I entered with this design, and won the first prize which was a 'state of the art' Performa 5300 all-in-one Apple Power PC.  Obviously I was delighted.  One of the competition judges was Dick Powell, of the famous Seymourpowell design agency, and one of my heroes even back in those days.

My design was then and is now called TAROT and the notion is built around a screen which is completely flexible, like paper, and yet is a full colour touch sensitive screen.  In 1995 I don't believe flexible screens were very well known, and anyway, even if they were, full colour and touch sensitivity in a flexible screen of this size is only just about to become available to the public, after all these years.

My design was supposed to tap into the TV-based text services at that time available in the UK, such as CEEFAX and others.  When I first thought of this tool I imagined it would work exactly like a TV, except would NOT receive the standard TV channels, but would only receive those text services.  I thought at the time that it would be like an electronic newspaper.

I included a mobile phone; one which worked entirely from voice command, without the requirement for any button keyboard whatsoever.

I included a scanner for capturing information, though it's interesting that at the time there were no cameras small enough to be considered appropriate.

As you would expect, the aesthetics of my design are more similar to the technology of 1995, and therefore much more clunky and chunky compared to today's svelte designs, but that is hardly surprising.

The lack of internet means no email, so I had a fax sender/receiver, which by now of course is completely obsolete.

I didn't have much of an idea about the operating system or apps  -  clearly that environment has exploded in the last few years.

In conclusion, I feel it's fascinating to see what I thought to be 'leading edge' all those years ago   -   sure, the 'roll-up' screen is still leading edge, but absolutely everything else (other than an entirely voice-activated phone,) seems extremely dated now.  For the fun of it, I have included immediately below, the original product spec which I entered with these diagrams, in 1995.  

It's interesting to see that storage is meant to be PCMCIA, which is pretty much kaput, and connectivity I use SCSI, as USB was not around.  Obviously I didn't consider technologies such as Bluetooth or WIFI.  Isn't it amazing how technology has changed so massively over such a relatively short time.

Though it also needs to be remembered that this entry was designed in 1995, as a prediction of the technology in 2000.

For those interested, I drew the thing in Adobe Dimensions originally, but when later versions of Illustrator replaced Dimensions, I developed the graphics in that application.


Information capture and management tool, with sophisticated communications
and data transmission and processing facilities.

With screen translation / capture & processing capability. TAROT receives and
processes vast information resource (stock mkt, travel timetables, weather etc.

GSM digital telephony. No keypad required; 'dialling' as well as answering/initiating
calls is all voice activated. Recorded 'speed dialling' codes are learned and
attached to numbers in contact management software on-board.

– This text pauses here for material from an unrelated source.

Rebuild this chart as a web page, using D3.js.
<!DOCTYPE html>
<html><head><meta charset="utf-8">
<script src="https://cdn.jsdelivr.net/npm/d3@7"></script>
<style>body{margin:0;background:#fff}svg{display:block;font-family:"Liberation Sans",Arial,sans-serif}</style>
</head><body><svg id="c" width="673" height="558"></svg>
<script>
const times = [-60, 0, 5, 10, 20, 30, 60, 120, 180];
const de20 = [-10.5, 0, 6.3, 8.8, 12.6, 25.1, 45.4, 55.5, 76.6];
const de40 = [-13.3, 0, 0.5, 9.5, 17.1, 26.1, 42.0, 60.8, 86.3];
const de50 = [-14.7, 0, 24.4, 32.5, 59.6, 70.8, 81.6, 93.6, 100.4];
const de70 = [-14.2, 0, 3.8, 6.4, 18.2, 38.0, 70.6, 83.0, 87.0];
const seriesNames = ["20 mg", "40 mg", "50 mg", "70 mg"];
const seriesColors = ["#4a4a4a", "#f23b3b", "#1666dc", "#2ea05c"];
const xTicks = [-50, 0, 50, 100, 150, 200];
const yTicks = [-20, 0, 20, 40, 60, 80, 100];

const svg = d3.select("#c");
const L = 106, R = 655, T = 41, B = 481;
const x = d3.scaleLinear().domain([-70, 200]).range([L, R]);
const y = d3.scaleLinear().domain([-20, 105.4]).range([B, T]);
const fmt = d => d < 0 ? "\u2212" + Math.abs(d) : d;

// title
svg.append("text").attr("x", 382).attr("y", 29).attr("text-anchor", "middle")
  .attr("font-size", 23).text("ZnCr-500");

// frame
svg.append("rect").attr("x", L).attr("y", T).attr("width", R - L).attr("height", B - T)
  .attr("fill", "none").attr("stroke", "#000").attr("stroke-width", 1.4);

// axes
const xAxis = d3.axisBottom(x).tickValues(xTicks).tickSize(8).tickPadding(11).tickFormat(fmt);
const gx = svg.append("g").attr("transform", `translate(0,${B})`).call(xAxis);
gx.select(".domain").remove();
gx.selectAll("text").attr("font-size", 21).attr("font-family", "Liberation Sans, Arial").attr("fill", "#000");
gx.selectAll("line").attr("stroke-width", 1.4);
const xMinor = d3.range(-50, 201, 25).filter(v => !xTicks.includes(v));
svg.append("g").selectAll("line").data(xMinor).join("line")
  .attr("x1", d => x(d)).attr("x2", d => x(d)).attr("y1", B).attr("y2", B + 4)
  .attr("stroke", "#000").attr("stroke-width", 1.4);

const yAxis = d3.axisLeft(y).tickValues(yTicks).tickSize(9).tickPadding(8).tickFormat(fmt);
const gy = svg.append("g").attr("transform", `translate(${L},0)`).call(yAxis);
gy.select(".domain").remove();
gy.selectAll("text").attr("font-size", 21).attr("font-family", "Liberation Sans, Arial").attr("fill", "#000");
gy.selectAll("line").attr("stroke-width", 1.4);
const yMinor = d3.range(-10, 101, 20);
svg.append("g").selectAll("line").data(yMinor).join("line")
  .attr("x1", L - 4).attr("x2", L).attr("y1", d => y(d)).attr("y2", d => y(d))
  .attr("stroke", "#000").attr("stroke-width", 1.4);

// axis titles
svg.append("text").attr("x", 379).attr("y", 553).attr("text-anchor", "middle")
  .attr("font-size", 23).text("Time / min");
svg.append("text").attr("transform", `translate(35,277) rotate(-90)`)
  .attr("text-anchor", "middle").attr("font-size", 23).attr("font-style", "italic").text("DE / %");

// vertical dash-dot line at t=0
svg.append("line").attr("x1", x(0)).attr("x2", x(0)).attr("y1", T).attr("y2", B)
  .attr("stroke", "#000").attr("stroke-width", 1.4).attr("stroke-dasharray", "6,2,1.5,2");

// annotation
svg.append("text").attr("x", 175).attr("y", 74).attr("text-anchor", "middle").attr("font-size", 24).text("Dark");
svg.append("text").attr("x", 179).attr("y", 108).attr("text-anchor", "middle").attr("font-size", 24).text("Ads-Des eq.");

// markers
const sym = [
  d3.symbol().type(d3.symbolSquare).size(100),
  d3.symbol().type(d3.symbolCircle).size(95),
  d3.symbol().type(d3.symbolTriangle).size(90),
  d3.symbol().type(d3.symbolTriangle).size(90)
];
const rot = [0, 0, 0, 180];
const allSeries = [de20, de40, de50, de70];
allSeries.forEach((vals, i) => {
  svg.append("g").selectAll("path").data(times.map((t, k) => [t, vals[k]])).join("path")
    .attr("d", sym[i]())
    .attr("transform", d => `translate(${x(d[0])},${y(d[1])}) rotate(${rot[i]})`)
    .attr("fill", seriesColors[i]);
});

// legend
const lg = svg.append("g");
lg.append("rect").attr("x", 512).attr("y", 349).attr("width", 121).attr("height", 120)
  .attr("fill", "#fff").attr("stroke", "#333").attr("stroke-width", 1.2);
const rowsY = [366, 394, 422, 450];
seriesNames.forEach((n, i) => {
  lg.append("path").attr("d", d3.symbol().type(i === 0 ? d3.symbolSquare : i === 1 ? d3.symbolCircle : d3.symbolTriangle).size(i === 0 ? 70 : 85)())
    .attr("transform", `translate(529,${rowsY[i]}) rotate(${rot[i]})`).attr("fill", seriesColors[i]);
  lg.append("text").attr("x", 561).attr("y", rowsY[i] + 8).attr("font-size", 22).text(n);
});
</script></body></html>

Digital fax & data modem, infrared TAROT/TAROT, TAROT/PDA and TAROT/PC
links. Micro-cellular comms replace all physical ports (SCSI / parallel) to PC.

Stylus or finger tip via high-res touch sensitive screen. High-res scanner with
graphics / OCR / Bar code reading capability on board. Voice recognition with
dictation-to-text document creation for large tasks where handwriting would be
onerous. Keyboards available - full size or miniaturised (to scale). I expect the
emergence of a simple shorthand entry keyboard being available for those who
prefer not to auto-dictate.

Functions as a high-res digitising tablet when connected to PC. Hand scanner
direct input to desktop machine as alternative to on-board processing.

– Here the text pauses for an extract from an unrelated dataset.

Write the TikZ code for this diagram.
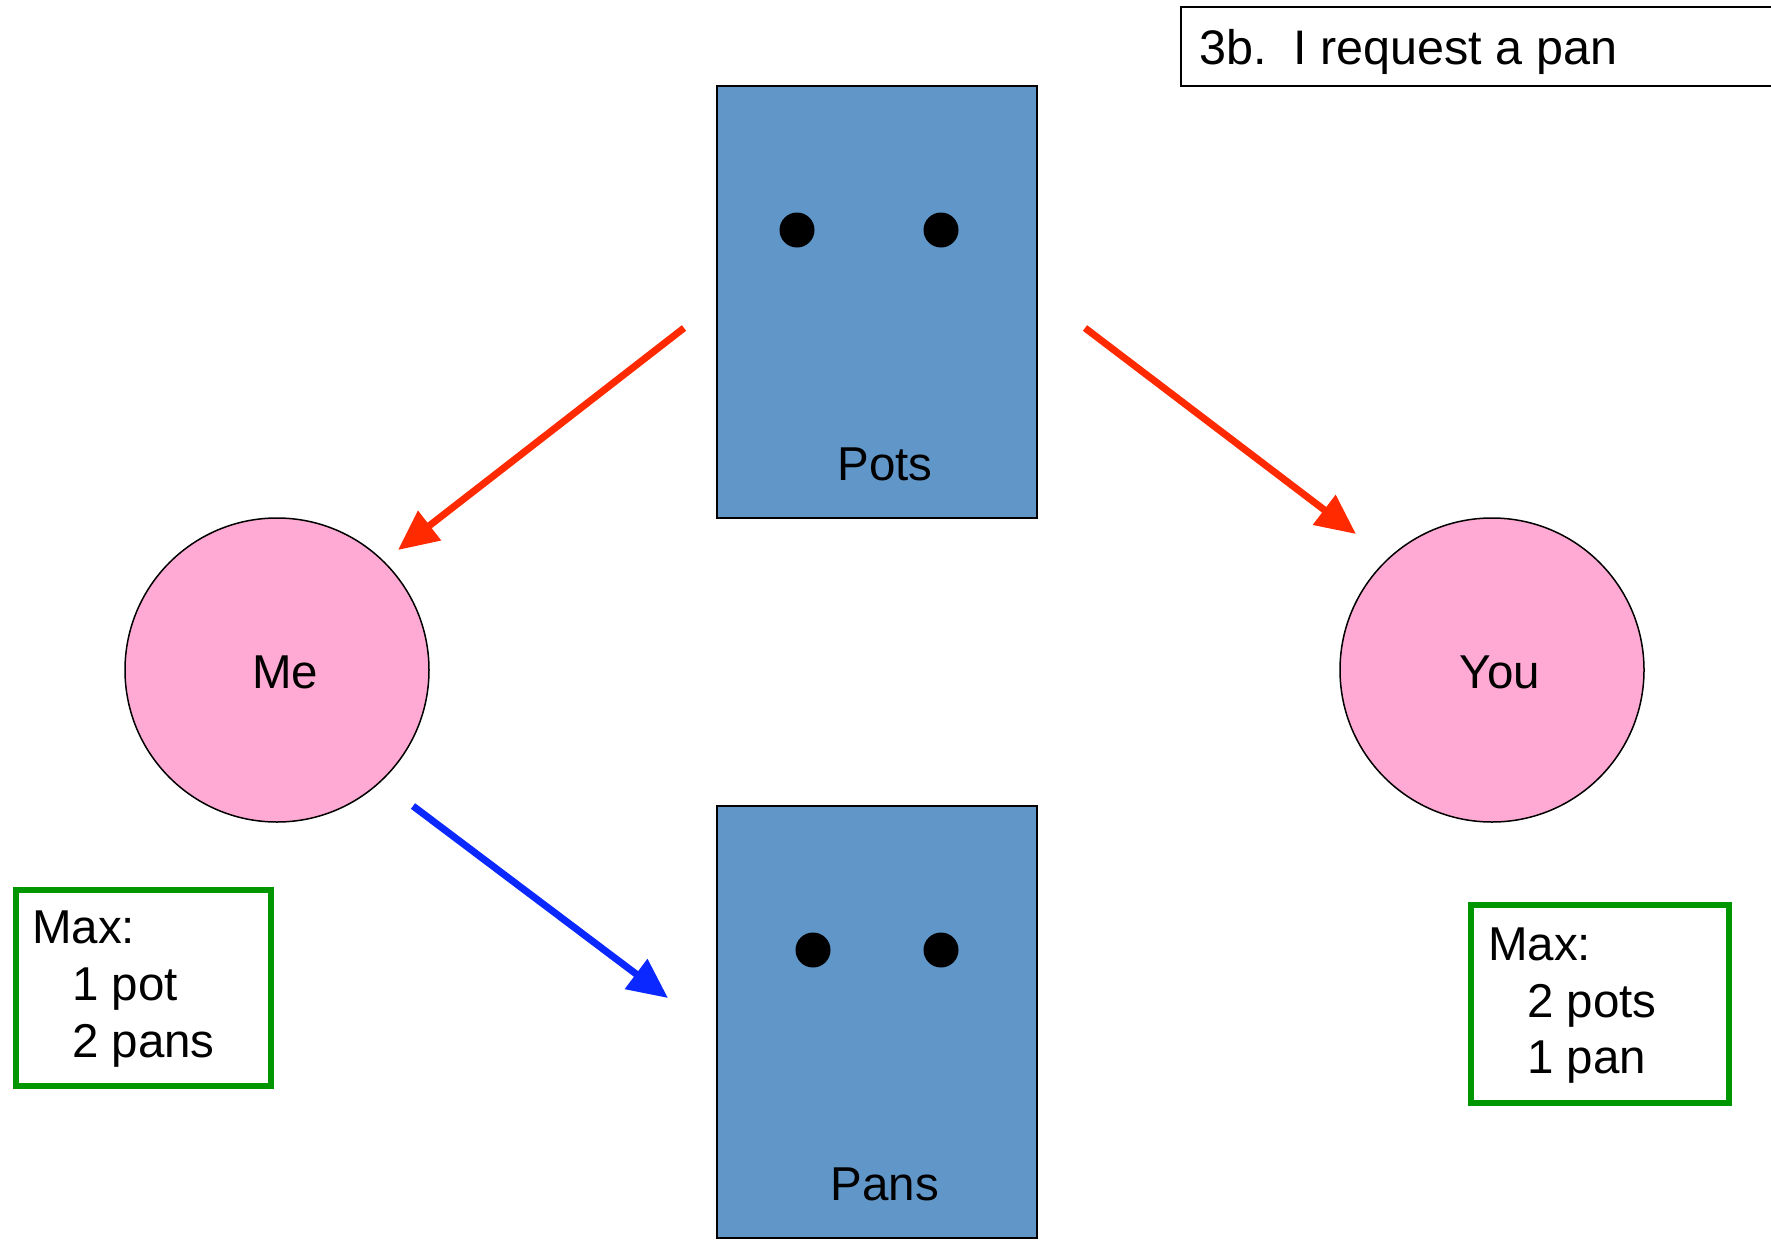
\documentclass[tikz,border=0pt]{standalone}
\usepackage{fontspec}
\setmainfont{Liberation Sans}
\usetikzlibrary{arrows.meta}
\definecolor{boxblue}{RGB}{96,150,200}
\definecolor{pinkc}{RGB}{255,170,212}
\definecolor{arrred}{RGB}{255,42,0}
\definecolor{arrblue}{RGB}{10,40,255}
\definecolor{grn}{RGB}{0,150,0}
\tikzset{
  bin/.style={draw=black, line width=2pt, fill=boxblue, minimum width=320pt, minimum height=432pt, inner sep=0pt},
  person/.style={circle, draw=black, line width=1.5pt, fill=pinkc, minimum size=304pt, inner sep=0pt},
  dot/.style={circle, fill=black, minimum size=35pt, inner sep=0pt},
  lbl/.style={inner sep=0pt, font=\fontsize{47.5}{55}\selectfont},
  maxbox/.style={draw=grn, line width=5.5pt, inner sep=0pt},
  conn/.style={line width=7pt, -{Triangle[length=40pt,width=36pt]}},
}
\begin{document}
\begin{tikzpicture}[x=1pt,y=-1pt]
\useasboundingbox (0,0) rectangle (1771,1239);
% title
\node[draw=black, line width=2pt, inner sep=0pt, minimum width=620pt, minimum height=79pt, anchor=north west] (title) at (1180,6) {};
\node[inner sep=0pt, anchor=base west, font=\fontsize{48.5}{60}\selectfont] (titletext) at (1199,65) {3b.\ \ I request a pan};
% bins
\node[bin] (pots) at (876.5,302) {};
\node[bin] (pans) at (876.5,1022) {};
\node[dot] (pd1) at (797,230) {};
\node[dot] (pd2) at (941,230) {};
\node[dot] (nd1) at (813,950) {};
\node[dot] (nd2) at (941,950) {};
\node[lbl, anchor=base] (potslbl) at (885,480) {Pots};
\node[lbl, anchor=base] (panslbl) at (885,1200) {Pans};
% persons
\node[person] (me) at (277,670) {};
\node[person] (you) at (1492,670) {};
\node[lbl, anchor=base] (melbl) at (285,688) {Me};
\node[lbl, anchor=base] (youlbl) at (1500,688) {You};
% arrows
\coordinate (a1s) at (684,328);
\coordinate (a1e) at (398,550);
\coordinate (a2s) at (1085,328);
\coordinate (a2e) at (1356,534);
\coordinate (a3s) at (413,806);
\coordinate (a3e) at (668,998);
\draw[conn, draw=arrred, fill=arrred] (a1s) -- (a1e);
\draw[conn, draw=arrred, fill=arrred] (a2s) -- (a2e);
\draw[conn, draw=arrblue, fill=arrblue] (a3s) -- (a3e);
% max boxes
\node[maxbox, minimum width=255pt, minimum height=196pt, anchor=north west] (maxme) at (13,887) {};
\node[lbl, anchor=base west] (maxme1) at (32,943) {Max:};
\node[lbl, anchor=base west] (maxme2) at (72,1000) {1 pot};
\node[lbl, anchor=base west] (maxme3) at (72,1057) {2 pans};
\node[maxbox, minimum width=258pt, minimum height=198pt, anchor=north west] (maxyou) at (1468,902) {};
\node[lbl, anchor=base west] (maxyou1) at (1488,960) {Max:};
\node[lbl, anchor=base west] (maxyou2) at (1527,1017) {2 pots};
\node[lbl, anchor=base west] (maxyou3) at (1527,1073) {1 pan};
\end{tikzpicture}
\end{document}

Two PCMCIA type 3 slots, any SCSI external devices, (via wireless micro-cellular
comms). Small format (FLASH/SMART technology), 1 reader slot.

Runs industry standard Operating Systems, or EPOC (or similar) PDA
software, including handwriting recognition. Keyboard intensive input remains at
the desktop level, TAROT main purpose is remote capture, review and processing
of imported data. Although keyboard devices are supported they would not be a
functional requirement.

Power is switched on/off by unfolding & folding two halves. Screen unrolls from its
storage bin. The carcase of the machine is kevlar reinforced nylon, with a high
density closed-cell foam skin which provides a non-slip, non-marking protective
outer surface. Highly resistant to impact / weather / abuse.